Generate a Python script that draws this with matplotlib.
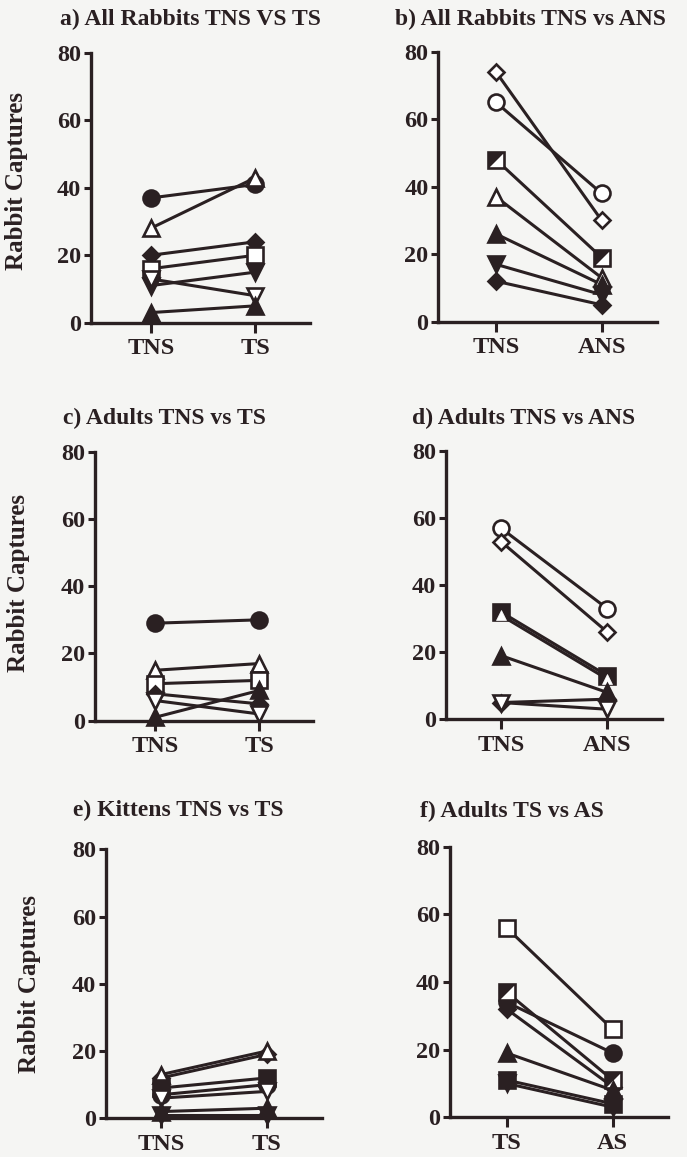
import matplotlib.pyplot as plt
from matplotlib.path import Path

plt.rcParams['font.family'] = ['Liberation Serif', 'DejaVu Serif']
plt.rcParams['font.weight'] = 'bold'

INK = '#2a2022'
BG = '#f5f5f3'
W, H = 687, 1157

# ---- data (rabbit captures, first group -> second group) ----
a_groups = ['TNS', 'TS']
a_first = [37, 28, 20, 16, 11, 13, 3]
a_second = [41, 43, 24, 20, 15, 8, 5]
a_marks = ['o_f', '^_o', 'D_f', 's_o', 'v_f', 'v_o', '^_f']

b_groups = ['TNS', 'ANS']
b_first = [74, 65, 48, 37, 26, 17, 12]
b_second = [30, 38, 19, 13, 11, 8, 5]
b_marks = ['D_o', 'o_o', 'half', '^_o', '^_f', 'v_f', 'D_f']

c_groups = ['TNS', 'TS']
c_first = [29, 15, 11, 8, 6, 1]
c_second = [30, 17, 12, 5, 2, 9]
c_marks = ['o_f', '^_o', 's_o', 'D_f', 'v_o', '^_f']

d_groups = ['TNS', 'ANS']
d_first = [57, 53, 32, 31, 19, 5, 5]
d_second = [33, 26, 13, 12, 8, 6, 3]
d_marks = ['o_o', 'D_o', 's_f', 'tin', '^_f', 'D_f', 'v_o']

e_groups = ['TNS', 'TS']
e_first = [12, 13, 9, 7, 6, 2, 1]
e_second = [19, 20, 12, 10, 8, 3, 1]
e_marks = ['D_f', '^_o', 's_f', 'o_f', 'v_o', '^_f', 'v_f']

f_groups = ['TS', 'AS']
f_first = [56, 34, 32, 37, 19, 11, 10]
f_second = [26, 19, 9, 11, 8, 4, 3]
f_marks = ['s_o', 'o_f', 'D_f', 'half', '^_f', 's_f', 'v_f']

titles = ['a) All Rabbits TNS VS TS', 'b) All Rabbits TNS vs ANS',
          'c) Adults TNS vs TS', 'd) Adults TNS vs ANS',
          'e) Kittens TNS vs TS', 'f) Adults TS vs AS']

# layout in pixels: spine x, right end, first tick, second tick, y(80), y(0)
boxes = [(90.7, 310, 150.7, 255.3, 53, 322.7),
         (438.3, 656.7, 496, 601.7, 51.7, 321.7),
         (95, 313.3, 155, 259.3, 451.7, 720.7),
         (446, 661.7, 501, 607.3, 451, 719.3),
         (106, 321.7, 161, 266.7, 849.3, 1118.3),
         (450, 668.3, 506.7, 612.7, 846.7, 1117.3)]
title_pos = [(190, 19), (530, 19), (164, 418), (524, 418), (178, 810), (512, 811)]
ylab_pos = [(17, 181), (19, 583), (30, 984)]

HALF = Path([(-1, 1), (1, 1), (-1, -1), (-1, 1)],
            [Path.MOVETO, Path.LINETO, Path.LINETO, Path.CLOSEPOLY])

MS = 11.5
MEW = 1.9


def draw_marks(ax, ys, key, z):
    xs = [0, 1]
    kw = dict(ls='none', clip_on=False, zorder=z, mew=MEW, mec=INK)
    if key == 'half':
        ax.plot(xs, ys, marker='s', ms=MS, mfc='white', **kw)
        ax.plot(xs, ys, marker=HALF, ms=MS, mfc=INK, ls='none', mew=0,
                clip_on=False, zorder=z + 0.001)
        return
    if key == 'tin':
        ax.plot(xs, ys, marker='^', ms=6.5, mfc='white', mec='white', mew=0.5,
                ls='none', clip_on=False, zorder=z)
        return
    shape, fill = key.split('_')
    ms = 8.3 if shape == 'D' else MS
    face = INK if fill == 'f' else 'white'
    ax.plot(xs, ys, marker=shape, ms=ms, mfc=face, **kw)


fig = plt.figure(figsize=(W / 100, H / 100), dpi=100)
fig.patch.set_facecolor(BG)

panels = [(a_groups, a_first, a_second, a_marks),
          (b_groups, b_first, b_second, b_marks),
          (c_groups, c_first, c_second, c_marks),
          (d_groups, d_first, d_second, d_marks),
          (e_groups, e_first, e_second, e_marks),
          (f_groups, f_first, f_second, f_marks)]

for k, (groups, first, second, marks) in enumerate(panels):
    sx, rx, t0, t1, y80, y0 = boxes[k]
    ax = fig.add_axes([sx / W, 1 - y0 / H, (rx - sx) / W, (y0 - y80) / H])
    ax.set_facecolor('none')
    step = t1 - t0
    ax.set_xlim((sx - t0) / step, (rx - t0) / step)
    ax.set_ylim(0, 80)

    for v1, v2 in zip(first, second):
        ax.plot([0, 1], [v1, v2], color=INK, lw=2.2, zorder=2, clip_on=False)
    for i, (v1, v2, m) in enumerate(zip(first, second, marks)):
        draw_marks(ax, [v1, v2], m, 3 + i * 0.01)

    for side in ['top', 'right']:
        ax.spines[side].set_visible(False)
    for side in ['left', 'bottom']:
        ax.spines[side].set_linewidth(2.4)
        ax.spines[side].set_color(INK)
    ax.set_yticks([0, 20, 40, 60, 80])
    ax.set_xticks([0, 1])
    ax.set_xticklabels(groups)
    ax.tick_params(axis='y', length=5, width=2.2, pad=2, labelsize=17.5, colors=INK)
    ax.tick_params(axis='x', length=7, width=2.2, pad=4, labelsize=17.5, colors=INK)

    tx, ty = title_pos[k]
    fig.text(tx / W, 1 - ty / H, titles[k], ha='center', va='center',
             fontsize=17, color=INK)

for lx, ly in ylab_pos:
    fig.text(lx / W, 1 - ly / H, 'Rabbit Captures', rotation=90,
             ha='center', va='center', fontsize=18, color=INK)

fig.savefig('out.png', dpi=100, facecolor=BG)
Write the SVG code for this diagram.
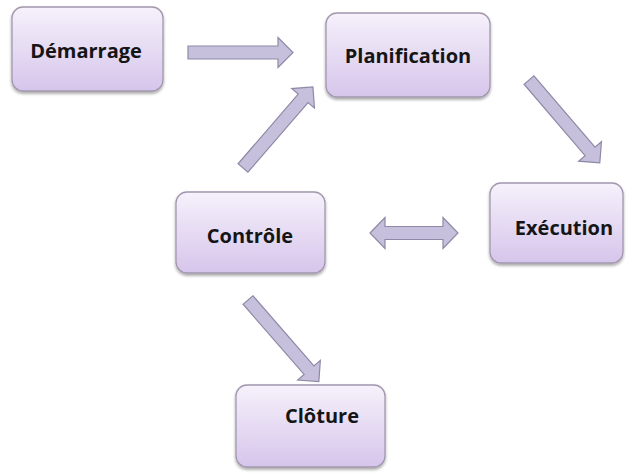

━━━━━━━━━━━━━━━━

» **Exercise objective**
Leave out the pictures. Transcribe only the lines above, from the first through the one that contains "a_marks = ['o_f', '^_o', 'D_f', 's_o', 'v_f', 'v_o', '^_f']".

» **Response below**
Generate a Python script that draws this with matplotlib.
import matplotlib.pyplot as plt
from matplotlib.path import Path

plt.rcParams['font.family'] = ['Liberation Serif', 'DejaVu Serif']
plt.rcParams['font.weight'] = 'bold'

INK = '#2a2022'
BG = '#f5f5f3'
W, H = 687, 1157

# ---- data (rabbit captures, first group -> second group) ----
a_groups = ['TNS', 'TS']
a_first = [37, 28, 20, 16, 11, 13, 3]
a_second = [41, 43, 24, 20, 15, 8, 5]
a_marks = ['o_f', '^_o', 'D_f', 's_o', 'v_f', 'v_o', '^_f']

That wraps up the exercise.